Maelis Renault

Maelis Renault

University / Institution Université Paris-Dauphine
Country France
Nationality France
Seminar Group Group 3

Paper / Research Project

When Uncertainty Hurts – Decision to participate in a Collective Self Consumption operation – Evidence from France

Abstract

Achieving carbon neutrality in Europe requires a significant expansion of renewable electricity generation and new mechanisms to valorize decentralized production. Traditional support schemes such as feed-in tariffs and net metering have been criticized for their economic inefficiencies, particularly their inability to reflect temporal, spatial, and system value differences.
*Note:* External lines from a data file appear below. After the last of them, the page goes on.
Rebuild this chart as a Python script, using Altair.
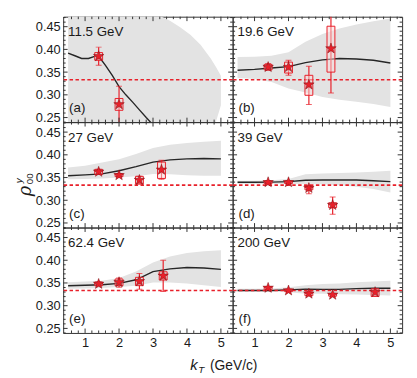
import altair as alt
import pandas as pd

# ---------------- data ----------------
energy_labels = ["11.5 GeV", "19.6 GeV", "27 GeV", "39 GeV", "62.4 GeV", "200 GeV"]
panel_letters = ["(a)", "(b)", "(c)", "(d)", "(e)", "(f)"]
isotropic = [1 / 3]

# model curves (b)-(f) share this kT grid
curve_x = [0.5, 1.0, 1.5, 2.0, 2.5, 3.0, 3.5, 4.0, 4.5, 5.0]

a_curve_x = [0.5, 0.7, 0.9, 1.1, 1.3, 1.4, 1.6, 1.8, 2.0, 2.2, 2.4, 2.6, 2.8, 2.95]
a_curve_y = [0.392, 0.386, 0.380, 0.380, 0.385, 0.385, 0.365, 0.343, 0.318, 0.300, 0.284, 0.267, 0.250, 0.238]
a_band_x = [0.5, 1.0, 1.5, 2.0, 2.5, 3.0, 3.2, 3.5, 3.8, 4.1, 4.4, 4.7, 4.85, 5.0]
a_band_hi = [0.6, 0.6, 0.6, 0.6, 0.56, 0.5, 0.474, 0.463, 0.449, 0.432, 0.41, 0.38, 0.362, 0.342]
a_band_lo = [0.2, 0.2, 0.2, 0.2, 0.2, 0.2, 0.2, 0.2, 0.2, 0.2, 0.2, 0.22, 0.24, 0.277]

b_curve_y = [0.354, 0.356, 0.359, 0.362, 0.371, 0.377, 0.380, 0.379, 0.376, 0.370]
b_band_hi = [0.383, 0.384, 0.386, 0.394, 0.417, 0.434, 0.446, 0.455, 0.462, 0.468]
b_band_lo = [0.337, 0.335, 0.328, 0.314, 0.305, 0.295, 0.289, 0.285, 0.280, 0.273]

c_curve_y = [0.354, 0.356, 0.358, 0.365, 0.374, 0.384, 0.389, 0.391, 0.392, 0.391]
c_band_hi = [0.372, 0.376, 0.383, 0.390, 0.402, 0.415, 0.422, 0.426, 0.429, 0.431]
c_band_lo = [0.346, 0.347, 0.348, 0.350, 0.353, 0.358, 0.357, 0.355, 0.354, 0.354]

d_curve_y = [0.3397, 0.3397, 0.340, 0.341, 0.344, 0.3446, 0.3446, 0.3446, 0.343, 0.341]
d_band_hi = [0.343, 0.343, 0.344, 0.347, 0.357, 0.359, 0.360, 0.361, 0.363, 0.365]
d_band_lo = [0.336, 0.336, 0.336, 0.336, 0.336, 0.335, 0.333, 0.330, 0.325, 0.317]

e_curve_y = [0.344, 0.345, 0.346, 0.349, 0.357, 0.375, 0.381, 0.384, 0.383, 0.380]
e_band_hi = [0.3515, 0.353, 0.355, 0.361, 0.375, 0.395, 0.408, 0.416, 0.420, 0.422]
e_band_lo = [0.337, 0.338, 0.339, 0.341, 0.344, 0.351, 0.351, 0.349, 0.345, 0.341]

f_curve_y = [0.3333, 0.3333, 0.3335, 0.3348, 0.3365, 0.336, 0.336, 0.3375, 0.3385, 0.3385]
f_band_hi = [0.337, 0.337, 0.338, 0.3406, 0.345, 0.3475, 0.349, 0.3515, 0.353, 0.355]
f_band_lo = [0.3311, 0.3311, 0.3305, 0.3297, 0.3265, 0.326, 0.325, 0.3246, 0.3235, 0.3224]

# measured points: kT, rho00, stat low/high, sys low/high
a_pt_x = [1.4, 2.0]
a_pt_y = [0.385, 0.279]
a_stat_lo = [0.365, 0.239]
a_stat_hi = [0.405, 0.319]
a_sys_lo = [0.376, 0.266]
a_sys_hi = [0.393, 0.292]

b_pt_x = [1.4, 2.0, 2.6, 3.25]
b_pt_y = [0.361, 0.361, 0.3225, 0.402]
b_stat_lo = [0.354, 0.343, 0.279, 0.304]
b_stat_hi = [0.369, 0.376, 0.363, 0.50]
b_sys_lo = [0.355, 0.348, 0.299, 0.350]
b_sys_hi = [0.367, 0.372, 0.343, 0.451]

c_pt_x = [1.4, 2.0, 2.6, 3.25]
c_pt_y = [0.3625, 0.355, 0.3446, 0.367]
c_stat_lo = [0.357, 0.351, 0.336, 0.346]
c_stat_hi = [0.368, 0.359, 0.353, 0.388]
c_sys_lo = [0.357, 0.352, 0.336, 0.348]
c_sys_hi = [0.368, 0.358, 0.3526, 0.384]

d_pt_x = [1.4, 2.0, 2.6, 3.3]
d_pt_y = [0.3396, 0.3396, 0.3268, 0.2894]
d_stat_lo = [0.336, 0.336, 0.3145, 0.2694]
d_stat_hi = [0.343, 0.343, 0.332, 0.307]
d_sys_lo = [0.337, 0.337, 0.323, 0.2837]
d_sys_hi = [0.342, 0.342, 0.330, 0.2945]

e_pt_x = [1.4, 2.0, 2.6, 3.3]
e_pt_y = [0.3478, 0.3515, 0.3537, 0.3659]
e_stat_lo = [0.344, 0.3406, 0.3363, 0.331]
e_stat_hi = [0.352, 0.361, 0.371, 0.400]
e_sys_lo = [0.344, 0.344, 0.3441, 0.3565]
e_sys_hi = [0.352, 0.3587, 0.3624, 0.3746]

f_pt_x = [1.4, 2.0, 2.6, 3.3, 4.55]
f_pt_y = [0.3391, 0.3333, 0.3263, 0.3239, 0.3298]
f_stat_lo = [0.336, 0.331, 0.323, 0.321, 0.322]
f_stat_hi = [0.342, 0.336, 0.330, 0.327, 0.337]
f_sys_lo = [0.336, 0.331, 0.322, 0.321, 0.3203]
f_sys_hi = [0.342, 0.336, 0.330, 0.327, 0.337]

x_major = [1, 2, 3, 4, 5]
y_major = [0.25, 0.30, 0.35, 0.40, 0.45]
x_minor = [round(0.6 + 0.2 * i, 2) for i in range(24) if abs((0.6 + 0.2 * i) - round(0.6 + 0.2 * i)) > 1e-6]
y_minor = [round(0.24 + 0.01 * i, 2) for i in range(24) if (i + 4) % 5 != 0 and 0.24 + 0.01 * i < 0.472]

# ---------------- styling ----------------
W, H = 172, 107
XDOM = [0.5, 5.2]
YDOM = [0.24, 0.472]
RED = "#e8202a"
FONT = "Liberation Sans"
TXT = "#1a1a1a"
STAR = ("M0,-1L0.235,-0.324L0.951,-0.309L0.38,0.124L0.588,0.809L0,0.4"
        "L-0.588,0.809L-0.38,0.124L-0.951,-0.309L-0.235,-0.324Z")


def panel(i, cx, cy, bx, blo, bhi, px, py, slo, shi, ylo, yhi, left, bottom, extra=None):
    xs = alt.Scale(domain=XDOM, nice=False, zero=False)
    ys = alt.Scale(domain=YDOM, nice=False, zero=False)
    if bottom:
        xax = alt.Axis(values=x_major, ticks=False, domain=False, grid=False, labelFontSize=13,
                       labelPadding=4, labelFont=FONT, labelColor=TXT, title=None)
    else:
        xax = None
    if left:
        yax = alt.Axis(values=y_major, format=".2f", ticks=False, domain=False, grid=False, labelFontSize=13,
                       labelPadding=3, labelFont=FONT, labelColor=TXT, title=None)
    else:
        yax = None

    def X(f):
        return alt.X(f, type="quantitative", scale=xs, axis=xax)

    def Y(f):
        return alt.Y(f, type="quantitative", scale=ys, axis=yax)

    band_df = pd.DataFrame({"x": bx, "lo": blo, "hi": bhi})
    curve_df = pd.DataFrame({"x": cx, "y": cy})
    pts = pd.DataFrame({"x": px, "y": py, "slo": slo, "shi": shi, "ylo": ylo, "yhi": yhi})
    iso = pd.DataFrame({"y": isotropic})

    band = alt.Chart(band_df).mark_area(color="#e3e3e3", clip=True).encode(x=X("x"), y=Y("lo"), y2="hi")
    line = alt.Chart(curve_df).mark_line(color="#262626", strokeWidth=1.4, clip=True).encode(x=X("x"), y=Y("y"))
    dash = alt.Chart(iso).mark_rule(color=RED, strokeWidth=1.6, strokeDash=[3.5, 2.5]).encode(y=Y("y"))
    err = alt.Chart(pts).mark_rule(color=RED, strokeWidth=1.2, clip=True).encode(x=X("x"), y=Y("ylo"), y2="yhi")
    cap_lo = alt.Chart(pts).mark_tick(color=RED, orient="horizontal", size=6, thickness=1, clip=True).encode(x=X("x"), y=Y("ylo"))
    cap_hi = alt.Chart(pts).mark_tick(color=RED, orient="horizontal", size=6, thickness=1, clip=True).encode(x=X("x"), y=Y("yhi"))
    box = alt.Chart(pts).mark_bar(size=8, fill="#fbdada", fillOpacity=0.5, stroke=RED, strokeWidth=1, clip=True).encode(
        x=X("x"), y=Y("slo"), y2="shi")
    star = alt.Chart(pts).mark_point(shape=STAR, filled=True, size=125, color=RED, opacity=1,
                                     stroke="#7a0c10", strokeWidth=0.5).encode(x=X("x"), y=Y("y"))

    lab = pd.DataFrame({"e": [energy_labels[i]], "p": [panel_letters[i]]})
    etext = alt.Chart(lab).mark_text(align="left", baseline="alphabetic", fontSize=13.5, font=FONT, color=TXT).encode(
        text="e:N", x=alt.value(5), y=alt.value(20))
    ptext = alt.Chart(lab).mark_text(align="left", baseline="alphabetic", fontSize=13.5, font=FONT, color=TXT).encode(
        text="p:N", x=alt.value(6), y=alt.value(97))

    tk = "#333333"
    yM = pd.DataFrame({"v": y_major})
    ym = pd.DataFrame({"v": y_minor})
    xM = pd.DataFrame({"v": x_major})
    xm = pd.DataFrame({"v": x_minor})
    ticks = [
        alt.Chart(yM).mark_rule(color=tk, strokeWidth=1).encode(y=Y("v"), x=alt.value(0), x2=alt.value(4.5)),
        alt.Chart(ym).mark_rule(color=tk, strokeWidth=1).encode(y=Y("v"), x=alt.value(0), x2=alt.value(2.5)),
        alt.Chart(yM).mark_rule(color=tk, strokeWidth=1).encode(y=Y("v"), x=alt.value(W), x2=alt.value(W - 4.5)),
        alt.Chart(ym).mark_rule(color=tk, strokeWidth=1).encode(y=Y("v"), x=alt.value(W), x2=alt.value(W - 2.5)),
        alt.Chart(xM).mark_rule(color=tk, strokeWidth=1).encode(x=X("v"), y=alt.value(0), y2=alt.value(4.5)),
        alt.Chart(xm).mark_rule(color=tk, strokeWidth=1).encode(x=X("v"), y=alt.value(0), y2=alt.value(2.5)),
        alt.Chart(xM).mark_rule(color=tk, strokeWidth=1).encode(x=X("v"), y=alt.value(H), y2=alt.value(H - 4.5)),
        alt.Chart(xm).mark_rule(color=tk, strokeWidth=1).encode(x=X("v"), y=alt.value(H), y2=alt.value(H - 2.5)),
    ]
    layers = [band, line, dash, err, cap_lo, cap_hi, box, star, etext, ptext] + ticks
    if extra:
        layers += extra
    return alt.layer(*layers).properties(width=W, height=H)


# y-axis title  rho^y_00 (drawn on middle-left panel)
ytitle_df = pd.DataFrame({"rho": ["ρ"], "sup": ["y"], "sub": ["00"]})
ytitle = [
    alt.Chart(ytitle_df).mark_text(angle=270, fontSize=18, font="DejaVu Serif", fontStyle="italic", color=TXT,
                                   align="center", baseline="middle").encode(text="rho:N", x=alt.value(-38), y=alt.value(70)),
    alt.Chart(ytitle_df).mark_text(angle=270, fontSize=10, font=FONT, color=TXT,
                                   align="left", baseline="middle").encode(text="sub:N", x=alt.value(-34), y=alt.value(63)),
    alt.Chart(ytitle_df).mark_text(angle=270, fontSize=10, font=FONT, fontStyle="italic", color=TXT,
                                   align="left", baseline="middle").encode(text="sup:N", x=alt.value(-45), y=alt.value(62)),
]

# x-axis title  k_T (GeV/c)
xtitle_df = pd.DataFrame({"k": ["k"], "T": ["T"], "u": ["(GeV/c)"]})
xtitle_left = [
    alt.Chart(xtitle_df).mark_text(fontSize=15, font=FONT, fontStyle="italic", color=TXT, align="left",
                                   baseline="alphabetic").encode(text="k:N", x=alt.value(129), y=alt.value(145)),
    alt.Chart(xtitle_df).mark_text(fontSize=10, font=FONT, fontStyle="italic", color=TXT, align="left",
                                   baseline="alphabetic").encode(text="T:N", x=alt.value(137), y=alt.value(148)),
    alt.Chart(xtitle_df).mark_text(fontSize=14, font=FONT, color=TXT, align="left",
                                   baseline="alphabetic").encode(text="u:N", x=alt.value(149), y=alt.value(145)),
]

pa = panel(0, a_curve_x, a_curve_y, a_band_x, a_band_lo, a_band_hi, a_pt_x, a_pt_y, a_sys_lo, a_sys_hi, a_stat_lo, a_stat_hi, True, False)
pb = panel(1, curve_x, b_curve_y, curve_x, b_band_lo, b_band_hi, b_pt_x, b_pt_y, b_sys_lo, b_sys_hi, b_stat_lo, b_stat_hi, False, False)
pc = panel(2, curve_x, c_curve_y, curve_x, c_band_lo, c_band_hi, c_pt_x, c_pt_y, c_sys_lo, c_sys_hi, c_stat_lo, c_stat_hi, True, False, ytitle)
pd_ = panel(3, curve_x, d_curve_y, curve_x, d_band_lo, d_band_hi, d_pt_x, d_pt_y, d_sys_lo, d_sys_hi, d_stat_lo, d_stat_hi, False, False)
pe = panel(4, curve_x, e_curve_y, curve_x, e_band_lo, e_band_hi, e_pt_x, e_pt_y, e_sys_lo, e_sys_hi, e_stat_lo, e_stat_hi, True, True, xtitle_left)
pf = panel(5, curve_x, f_curve_y, curve_x, f_band_lo, f_band_hi, f_pt_x, f_pt_y, f_sys_lo, f_sys_hi, f_stat_lo, f_stat_hi, False, True)

chart = alt.concat(pa, pb, pc, pd_, pe, pf, columns=2, spacing=0, bounds="flush").configure_view(
    stroke="#333333", strokeWidth=1
)

chart.save("out.html", embed_options={"renderer": "svg", "actions": False})
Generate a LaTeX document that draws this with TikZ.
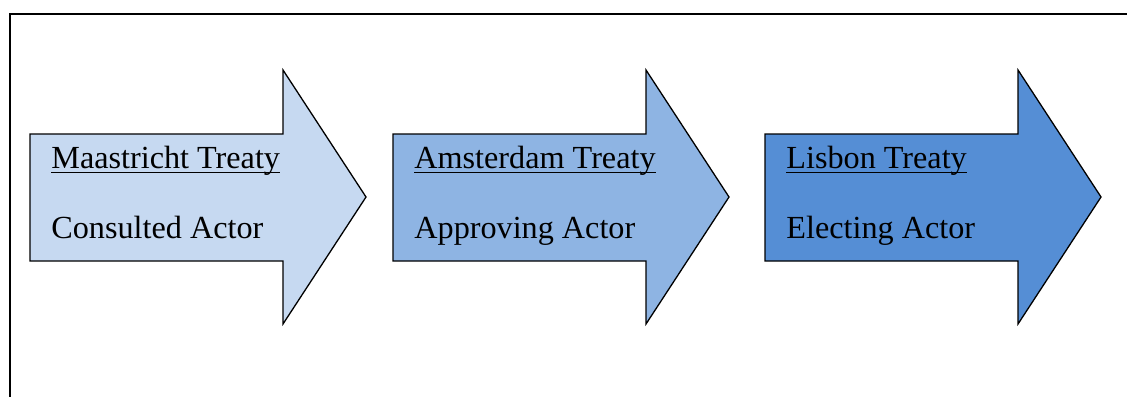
\documentclass[tikz,border=0pt]{standalone}
\usepackage{fontspec}
\setmainfont{Liberation Serif}
\newcommand\myul[1]{\setbox0\hbox{#1}\rlap{\rule[-2.6pt]{\wd0}{0.75pt}}\box0}
\definecolor{aone}{HTML}{C6D9F1}
\definecolor{atwo}{HTML}{8EB4E3}
\definecolor{athree}{HTML}{558ED5}
\tikzset{
  arrowshape/.style={draw=black, line width=0.65pt, line join=miter},
  lbl/.style={anchor=base west, inner sep=0pt, font=\fontsize{16.1}{19}\selectfont},
}
\begin{document}
\begin{tikzpicture}[x=0.5pt,y=-0.5pt]
\useasboundingbox (0,0) rectangle (1127,396);
% frame
\draw[line width=1pt] (10,400) -- (10,13.5) -- (1130,13.5);
% arrows
\foreach \L/\c in {30/aone,393/atwo,765/athree}{
  \fill[\c] (\L,134) -- (\L+253,134) -- (\L+253,70) -- (\L+336,197) -- (\L+253,324) -- (\L+253,261) -- (\L,261) -- cycle;
  \draw[arrowshape] (\L,134) -- (\L+253,134) -- (\L+253,70) -- (\L+336,197) -- (\L+253,324) -- (\L+253,261) -- (\L,261) -- cycle;
}
\node[lbl] (t1) at (51,168) {\myul{Maastricht Treaty}};
\node[lbl] (a1) at (51,238) {Consulted Actor};
\node[lbl] (t2) at (414,168) {\myul{Amsterdam Treaty}};
\node[lbl] (a2) at (414,238) {Approving Actor};
\node[lbl] (t3) at (786,168) {\myul{Lisbon Treaty}};
\node[lbl] (a3) at (786,238) {Electing Actor};
\end{tikzpicture}
\end{document}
In France, collective self-consumption (CSC), introduced in 2015, enables locally produced electricity to be shared among nearby participants organized within a legal entity, potentially creating a form of local energy market. Despite the rapid growth of CSC projects—half of which are initiated by local authorities—the determinants of participation in open CSC operations remain largely unexplored. Existing literature mainly focuses on the profitability and internal governance of energy communities, emphasizing the role of self-consumption rates, load profile complementarity, and sharing rules. However, little attention has been paid to the initial decision of public producers to engage in such arrangements. This article develops a theoretical model in which a local authority chooses between selling its surplus electricity to EDF OA or creating an open CSC operation with a backup sale to EDF OA. The model highlights the role of surplus volume, internal electricity prices, and participant recruitment costs in shaping this decision. It derives the conditions under which local electricity exchange becomes economically preferable, contributing to the literature on distributed energy incentives and the emergence of local energy markets.